Charles-André Julien, reprenant la classification de la population de la Berbérie orientale par Bertholon et Chantre, parle du type de Djerba comme de « petite taille, brachycéphale, mesorhinien, à cheveux bruns, yeux foncés, peau bistre en pigment jaunâtre »84. Quant à Salah-Eddine Tlatli85, il dépeint les « caractères ethniques » des Djerbiens « qui définissent un type humain à part en Afrique du Nord [...] La forme de leur crâne et leur taille : un crâne globuleux, massif, laissant à découvert un front bombé, limité par d’épais sourcils et des bosses pariétales accusées [...] Le corps est assez petit, trapu, musclé, avec de larges épaules [...] contraste avec les populations voisines. Les israélites ont des crânes plus allongés d’où la conclusion qu’il ne s’agit pas de Djerbiens judaïsés »86. Dans le même sens, des études menées sur la population de l’île concluent que le patrimoine génétique paternel des Juifs de Djerba est différent de celui de leurs voisins arabes et berbères87,88.
La population nombreuse et l’insuffisance des ressources locales, à l’origine de crises liées le plus souvent à de mauvaises récoltes, ont contribué à la mise en place d’un processus migratoire saisonnier et temporaire mais devenu petit à petit structurel et définitif46. La grande majorité des Djerbiens quittant leur île travaillent dans le commerce en raison de la position stratégique de leur lieu d’origine. Même si la grande majorité d’entre eux restent dans un premier temps en Tunisie, où ils détiennent une position dominante dans le commerce alimentaire et de détail46, les réformes du ministre Ahmed Ben Salah menées dans les années 1960, qui regroupèrent le commerce de détail en coopératives, poussent les Djerbiens à émigrer majoritairement en Europe et plus spécifiquement dans l’agglomération parisienne46,42. L’argent rapatrié par les Djerbiens vivant à l’étranger joue un rôle important dans l’économie de l’île42. La migration des Tunisiens du continent (majoritairement originaires des gouvernorats du sud et du centre-ouest du pays) sur l’île s’est progressivement accrue et ces derniers représentent désormais près de 45 % des habitants et 60 % des actifs46. Dans ce contexte, ils concurrencent progressivement les Djerbiens sur leur marché de l’emploi.
Compte tenu de l’espace limité, des maigres ressources de l’île et de la rigueur du rite ibadite, la tradition populaire veut que le Djerbien soit généralement connu comme un travailleur discipliné, rigoureux, parcimonieux51 et bon gestionnaire, de caractère plutôt réservé, calme et poli.
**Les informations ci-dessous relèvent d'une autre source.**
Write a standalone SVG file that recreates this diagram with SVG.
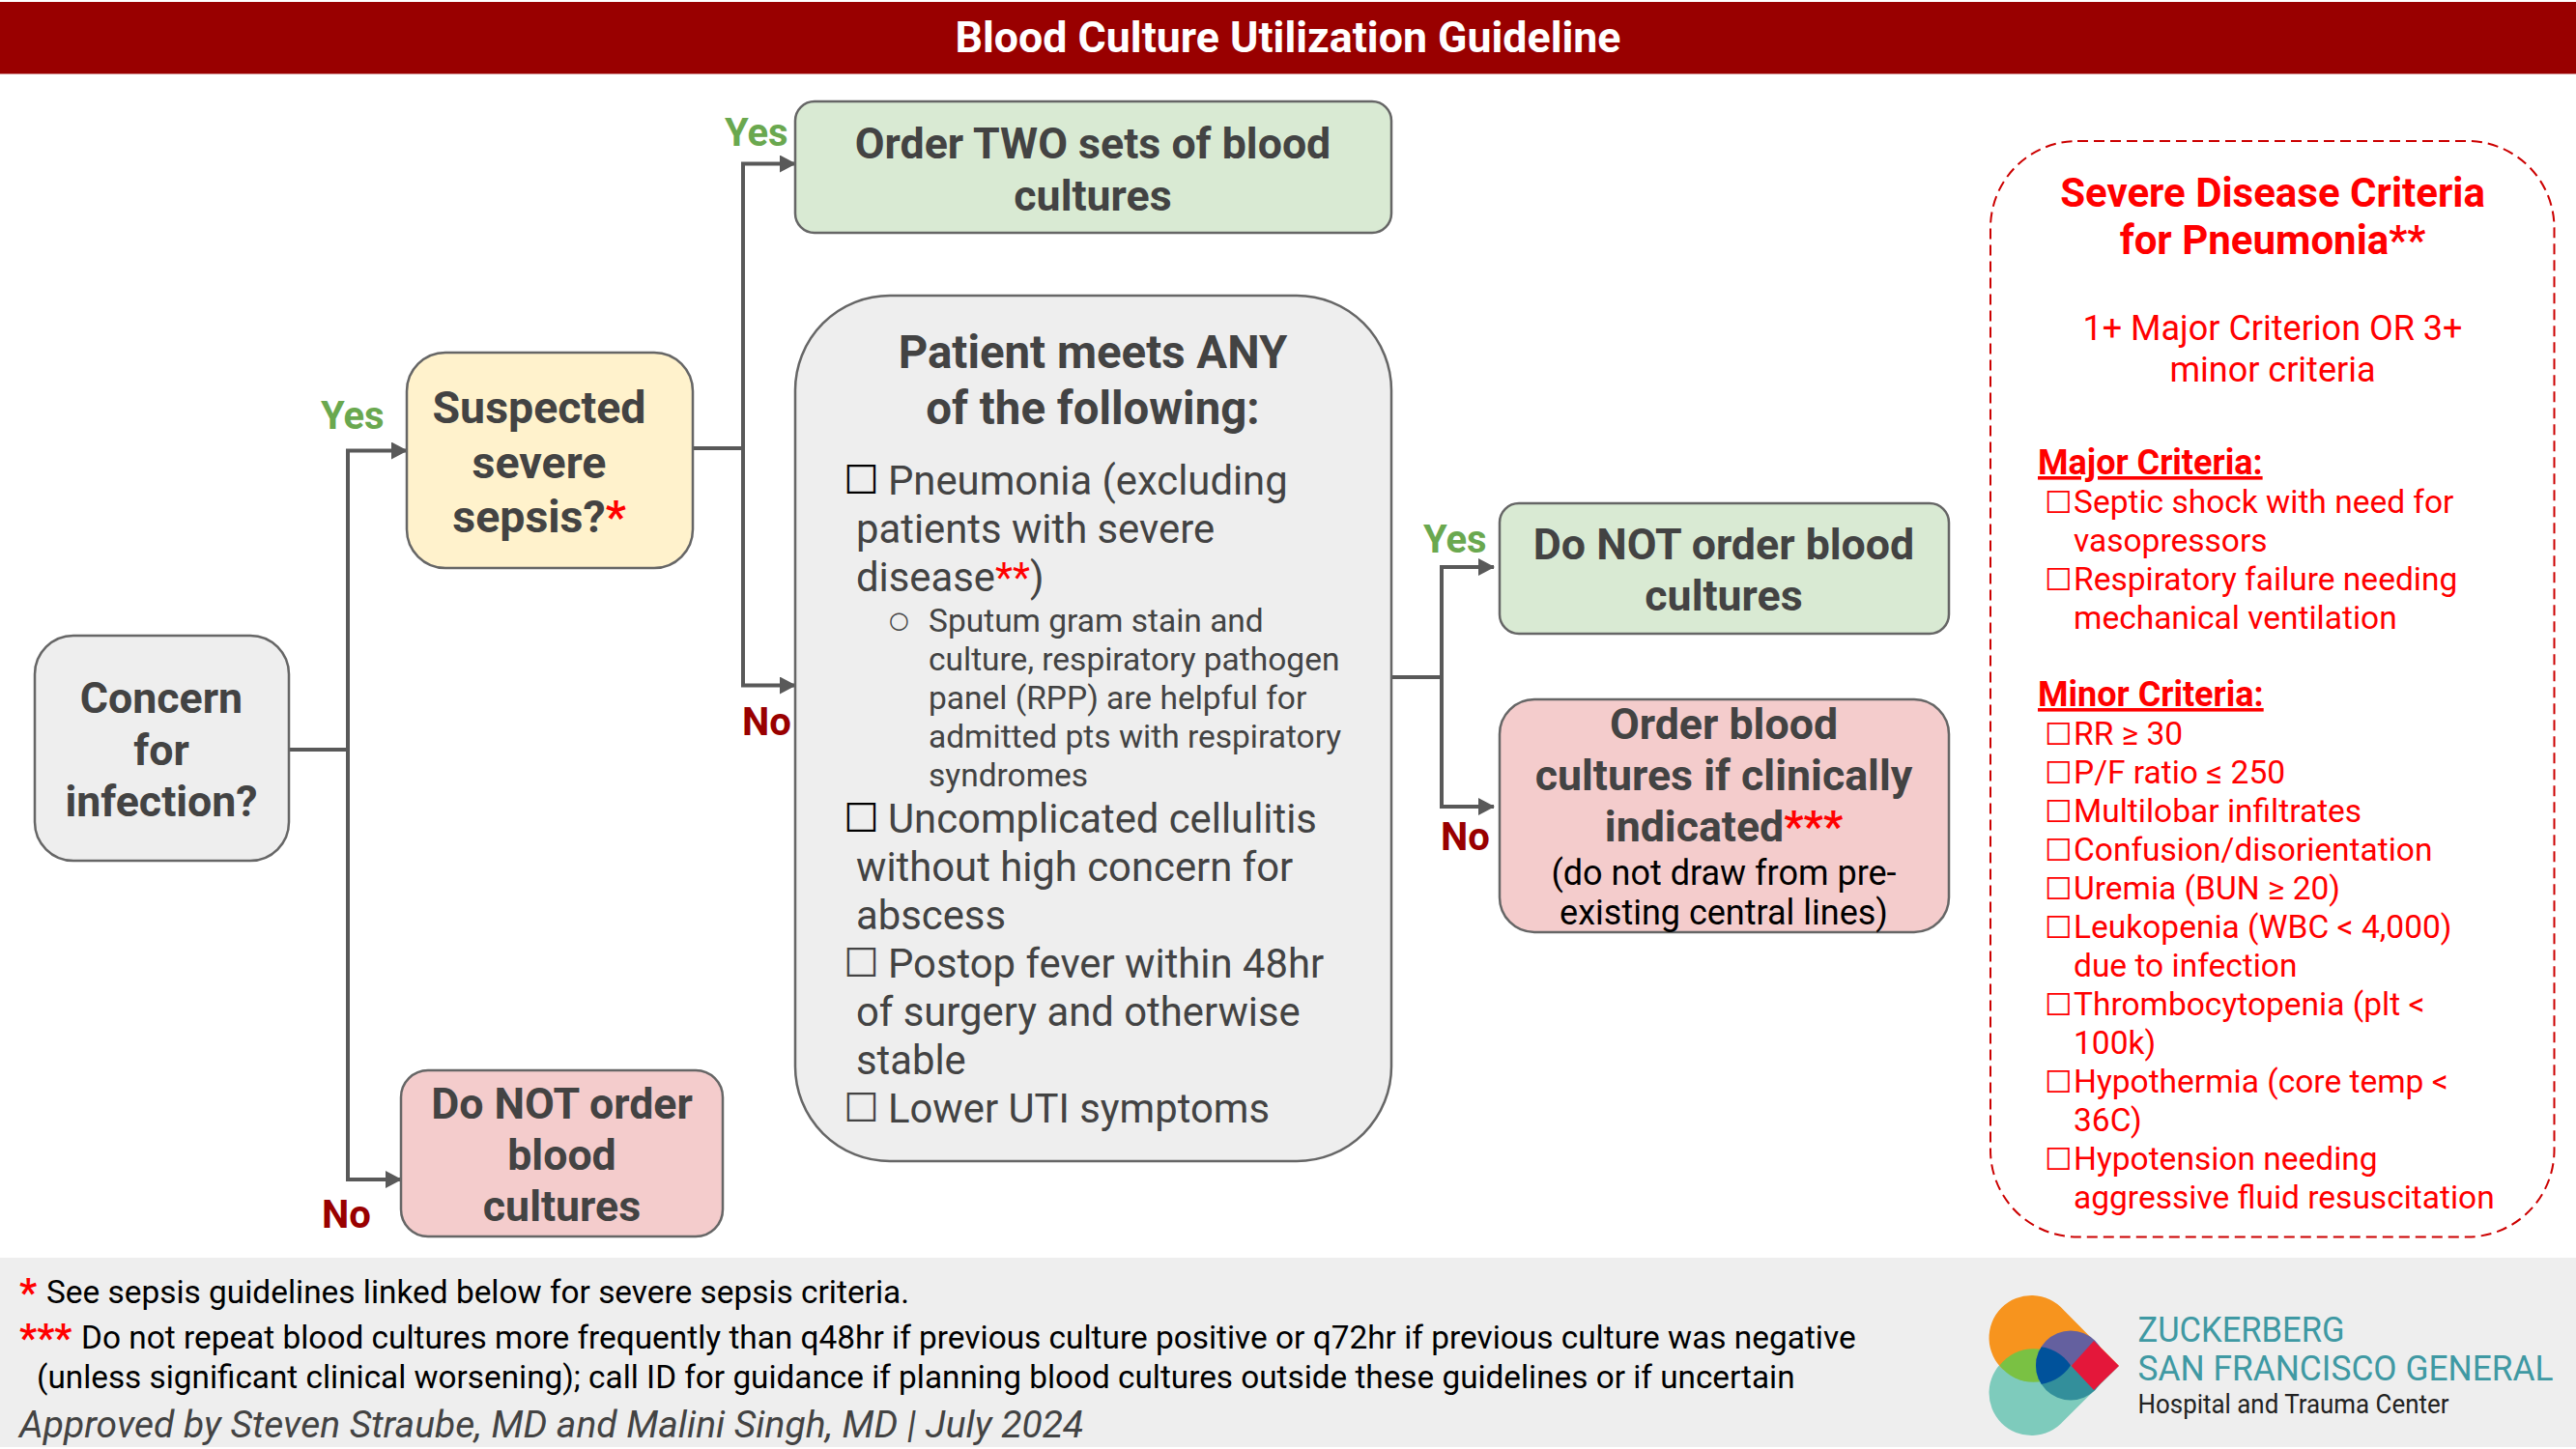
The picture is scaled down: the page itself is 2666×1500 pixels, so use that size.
<svg xmlns="http://www.w3.org/2000/svg" width="2666" height="1500" viewBox="0 0 2666 1500">
<style>
text{font-family:Roboto,"Liberation Sans",sans-serif;fill:#434343}
.b48{font-size:44.700px;font-weight:700;text-anchor:middle}
.node{stroke:#666;stroke-width:2.5}
.yes{font-size:40px;font-weight:700;fill:#6aa84f}
.no{font-size:40px;font-weight:700;fill:#990000}
.li{font-size:41.800px}
.sub{font-size:33.500px}
.ck{font-family:"DejaVu Sans",sans-serif;font-size:41px;fill:#000}
.r{fill:#f00}
.rt{font-size:33.500px;fill:#f00}
.rk{font-family:"DejaVu Sans",sans-serif;font-size:32px;fill:#f00}
.rh{font-size:36px;font-weight:700;fill:#f00;text-decoration:underline}
.fn{font-size:33.400px;fill:#000}
.st{font-size:40px;font-weight:700;fill:#f00}
.conn{fill:none;stroke:#595959;stroke-width:4}
</style>
<defs>
<marker id="arrow" markerUnits="userSpaceOnUse" markerWidth="17" markerHeight="18" refX="16" refY="9" orient="auto"><path d="M0 0L17 9L0 18Z" fill="#595959"/></marker>
<clipPath id="eye"><circle cx="2143" cy="1413.5" r="36"/></clipPath>
</defs>
<rect width="2666" height="1500" fill="#fff"/>
<g id="banner"><rect x="0" y="2" width="2666" height="74.500" fill="#990000"/>
<text x="1333" y="54" text-anchor="middle" font-size="44.700" font-weight="700" style="fill:#fff">Blood Culture Utilization Guideline</text></g>
<rect id="footer-band" x="0" y="1302" width="2666" height="196" fill="#eeeeee"/>
<g id="connectors">
<path class="conn" d="M299 776H360"/>
<path class="conn" d="M360 1221V466.500H421" marker-end="url(#arrow)"/>
<path class="conn" d="M360 776V1221H415" marker-end="url(#arrow)"/>
<path class="conn" d="M717 464H769"/>
<path class="conn" d="M769 709.500V169.500H823" marker-end="url(#arrow)"/>
<path class="conn" d="M769 464V709.500H823" marker-end="url(#arrow)"/>
<path class="conn" d="M1440 701H1492"/>
<path class="conn" d="M1492 835V587H1546" marker-end="url(#arrow)"/>
<path class="conn" d="M1492 701V835H1546" marker-end="url(#arrow)"/>
</g>
<g id="edge-labels">
<text class="yes" x="332" y="444">Yes</text>
<text class="no" x="333" y="1271">No</text>
<text class="yes" x="750" y="151">Yes</text>
<text class="no" x="768" y="761">No</text>
<text class="yes" x="1473" y="572">Yes</text>
<text class="no" x="1491" y="880">No</text>
</g>
<g id="concern"><rect class="node" x="36" y="658" width="263" height="233" rx="40" fill="#eeeeee"/>
<text class="b48" x="167" y="738">Concern</text><text class="b48" x="167" y="792">for</text><text class="b48" x="167" y="845">infection?</text></g>
<g id="suspected"><rect class="node" x="421" y="365" width="296" height="223" rx="40" fill="#fff2cc"/>
<text class="b48" style="font-size:46.500px" x="558" y="438">Suspected</text><text class="b48" style="font-size:46.500px" x="558" y="495">severe</text><text class="b48" style="font-size:46.500px" x="558" y="551">sepsis?<tspan class="r">*</tspan></text></g>
<g id="no-order-left"><rect class="node" x="415" y="1108" width="333" height="172" rx="28" fill="#f4cccc"/>
<text class="b48" x="581.500" y="1158">Do NOT order</text><text class="b48" x="581.500" y="1211">blood</text><text class="b48" x="581.500" y="1264">cultures</text></g>
<g id="order-two"><rect class="node" x="823" y="105" width="617" height="136" rx="20" fill="#d9ead3"/>
<text class="b48" x="1131" y="163.500">Order TWO sets of blood</text><text class="b48" x="1131" y="217.500">cultures</text></g>
<g id="meets-any"><rect class="node" x="823" y="306" width="617" height="896" rx="98" fill="#eeeeee"/>
<text class="b48" style="font-size:47.400px" x="1131" y="381">Patient meets ANY</text><text class="b48" style="font-size:47.400px" x="1131" y="439">of the following:</text>
<text class="ck" x="873" y="511">☐</text><text class="li" x="919" y="512">Pneumonia (excluding</text>
<text class="li" x="886" y="562">patients with severe</text>
<text class="li" x="886" y="612">disease<tspan class="r">**</tspan>)</text>
<text class="ck" x="920" y="650" style="font-size:24px;fill:#434343">○</text>
<text class="sub" x="961" y="654">Sputum gram stain and</text>
<text class="sub" x="961" y="694">culture, respiratory pathogen</text>
<text class="sub" x="961" y="734">panel (RPP) are helpful for</text>
<text class="sub" x="961" y="774">admitted pts with respiratory</text>
<text class="sub" x="961" y="814">syndromes</text>
<text class="ck" x="873" y="861">☐</text><text class="li" x="919" y="862">Uncomplicated cellulitis</text>
<text class="li" x="886" y="912">without high concern for</text>
<text class="li" x="886" y="962">abscess</text>
<text class="ck" x="873" y="1011" style="fill:#434343">☐</text><text class="li" x="919" y="1012">Postop fever within 48hr</text>
<text class="li" x="886" y="1062">of surgery and otherwise</text>
<text class="li" x="886" y="1112">stable</text>
<text class="ck" x="873" y="1161" style="fill:#434343">☐</text><text class="li" x="919" y="1162">Lower UTI symptoms</text></g>
<g id="no-order-right"><rect class="node" x="1552" y="521" width="465" height="135" rx="20" fill="#d9ead3"/>
<text class="b48" x="1784" y="578.500">Do NOT order blood</text><text class="b48" x="1784" y="631.500">cultures</text></g>
<g id="order-indicated"><rect class="node" x="1552" y="724" width="465" height="241" rx="36" fill="#f4cccc"/>
<text class="b48" x="1784" y="765">Order blood</text><text class="b48" x="1784" y="818">cultures if clinically</text><text class="b48" x="1784" y="871">indicated<tspan class="r">***</tspan></text>
<text x="1784" y="916" text-anchor="middle" font-size="36" style="fill:#000">(do not draw from pre-</text><text x="1784" y="957" text-anchor="middle" font-size="36" style="fill:#000">existing central lines)</text></g>
<g id="severe-criteria"><rect x="2060" y="146" width="583.500" height="1134.500" rx="90" fill="none" stroke="#cc0000" stroke-width="2" stroke-dasharray="11 6"/>
<text x="2352" y="214" text-anchor="middle" font-size="42" font-weight="700" class="r">Severe Disease Criteria</text>
<text x="2352" y="263" text-anchor="middle" font-size="42" font-weight="700" class="r">for Pneumonia**</text>
<text x="2352" y="352" text-anchor="middle" font-size="36" class="r">1+ Major Criterion OR 3+</text>
<text x="2352" y="395" text-anchor="middle" font-size="36" class="r">minor criteria</text>
<text class="rh" x="2109" y="491">Major Criteria:</text>
<text class="rk" x="2116" y="531">☐</text><text class="rt" x="2146" y="531">Septic shock with need for</text>
<text class="rt" x="2146" y="571">vasopressors</text>
<text class="rk" x="2116" y="611">☐</text><text class="rt" x="2146" y="611">Respiratory failure needing</text>
<text class="rt" x="2146" y="651">mechanical ventilation</text>
<text class="rh" x="2109" y="731">Minor Criteria:</text>
<text class="rk" x="2116" y="771">☐</text><text class="rt" x="2146" y="771">RR ≥ 30</text>
<text class="rk" x="2116" y="811">☐</text><text class="rt" x="2146" y="811">P/F ratio ≤ 250</text>
<text class="rk" x="2116" y="851">☐</text><text class="rt" x="2146" y="851">Multilobar infiltrates</text>
<text class="rk" x="2116" y="891">☐</text><text class="rt" x="2146" y="891">Confusion/disorientation</text>
<text class="rk" x="2116" y="931">☐</text><text class="rt" x="2146" y="931">Uremia (BUN ≥ 20)</text>
<text class="rk" x="2116" y="971">☐</text><text class="rt" x="2146" y="971">Leukopenia (WBC &lt; 4,000)</text>
<text class="rt" x="2146" y="1011">due to infection</text>
<text class="rk" x="2116" y="1051">☐</text><text class="rt" x="2146" y="1051">Thrombocytopenia (plt &lt;</text>
<text class="rt" x="2146" y="1091">100k)</text>
<text class="rk" x="2116" y="1131">☐</text><text class="rt" x="2146" y="1131">Hypothermia (core temp &lt;</text>
<text class="rt" x="2146" y="1171">36C)</text>
<text class="rk" x="2116" y="1211">☐</text><text class="rt" x="2146" y="1211">Hypotension needing</text>
<text class="rt" x="2146" y="1251">aggressive fluid resuscitation</text></g>
<g id="footnotes">
<text class="st" x="20" y="1352">*</text><text class="fn" x="48" y="1349">See sepsis guidelines linked below for severe sepsis criteria.</text>
<text class="st" x="20" y="1399">***</text><text class="fn" x="84" y="1396">Do not repeat blood cultures more frequently than q48hr if previous culture positive or q72hr if previous culture was negative</text>
<text class="fn" style="font-size:33.300px" x="38" y="1437">(unless significant clinical worsening); call ID for guidance if planning blood cultures outside these guidelines or if uncertain</text>
<text x="20" y="1488" font-size="39" font-style="italic">Approved by Steven Straube, MD and Malini Singh, MD | July 2024</text>
</g>
<g id="logo">
<path fill="#7ecbbc" d="M2193 1414L2135.600 1471A44 44 0 1 1 2073.400 1409L2104 1414Z"/>
<path fill="#f7941e" d="M2193 1414L2135.600 1356A44 44 0 1 0 2073.400 1418L2104 1414Z"/>
<path fill="#7ac143" d="M2069.500 1413.500A44 44 0 0 1 2139.500 1413.500A44 44 0 0 1 2069.500 1413.500Z"/>
<g clip-path="url(#eye)">
<rect x="2100" y="1370" width="90" height="43.500" fill="#64609f"/>
<rect x="2100" y="1413.500" width="90" height="43.500" fill="#338f9b"/>
<path fill="#00529b" d="M2069.500 1413.500A44 44 0 0 1 2143 1413.500A44 44 0 0 1 2069.500 1413.500Z"/>
</g>
<path fill="#e4173a" d="M2143.600 1414L2167 1388L2193 1414L2167 1439Z"/>
<text x="2212.500" y="1389" font-size="36" textLength="214" lengthAdjust="spacingAndGlyphs" style="fill:#3f99a3">ZUCKERBERG</text>
<text x="2212.500" y="1429" font-size="36" textLength="430" lengthAdjust="spacingAndGlyphs" style="fill:#3f99a3">SAN FRANCISCO GENERAL</text>
<text x="2212.500" y="1463" font-size="28" textLength="322" lengthAdjust="spacingAndGlyphs" style="fill:#222">Hospital and Trauma Center</text>
</g>
</svg>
Dans les familles ibadites, le fils même adulte ne fumait pas devant ses parents et la grand-mère gérait la famille d’une main de fer, ses fils, belles-filles et petits enfants lui devant obéissance. Frères et associés allaient faire du commerce à l’extérieur de l’île à tour de rôle89 afin que quelques hommes adultes restent travailler la terre avec les femmes, enfants et hommes âgés90.